THE ARTISTIC FANCIES OF RENÉ CLÉMENT
Mercredi 23 mai 2012
Gazette Drouot International, Anne Foster
"Portrait de femme au collier et à la rose, vers 1905", oil on canvas, 55 x 47 cm.
Estimate : €300,000/400,000
From “Jeux interdits” to “Passager de la pluie”, René Clement's films always appealed to the public, with well-shaped scenarios, dark, poetic atmospheres and great attention to detail. The same could be said of his works of art. Born in 1913, he originally intended to study architecture. Then Jacques Tati, whom he met in 1934, encouraged his interest in films, and he began with documentaries that took him to the Middle East and Africa. The war interrupted his work, but he picked up the camera again in 1946 for “La Bataille du rail”, which won a prize at Cannes. This was the first of a long string of successes. With his earnings (after tax) the filmmaker decided to buy a painting after every film, if he could. The first was a picture by Marquet, “Le port de Marseille et Notre-Dame-de-la-Garde”, painted in around 1917-1918. René Clément certainly appreciated well-composed paintings of this kind. Other paintings from his collection are to be sold in a sale in Cheverny. They include a small landscape by Le Douanier Rousseau (€25,000), a Vlaminck from 1909 (€140,000/180,000) and a pastel by Renoir (€150,000/200,000). This work by Van Dongen, “Portrait de Madeleine Grey”, 1929, is decidedly worth studying.
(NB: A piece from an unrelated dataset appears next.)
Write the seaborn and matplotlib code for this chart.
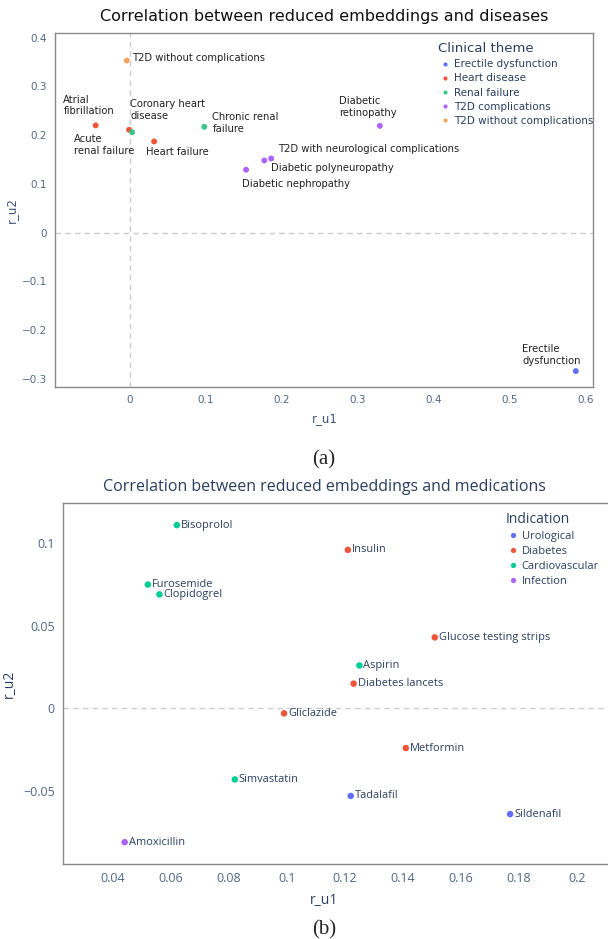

The painting, acquired in 1975, evokes the charming and beautiful women who acted in front of his camera. Madeleine Grey was a well-known opera singer. Her friend Ravel praised her in one of his letters to the conductor Ernest Ansermet: “She is one of the most remarkable performers, with an attractive voice, pleasantly powerful and very clear. And most importantly, she has perfect diction. Thanks to her, the public heard in Shéhérazade more than just a symphonic poem.”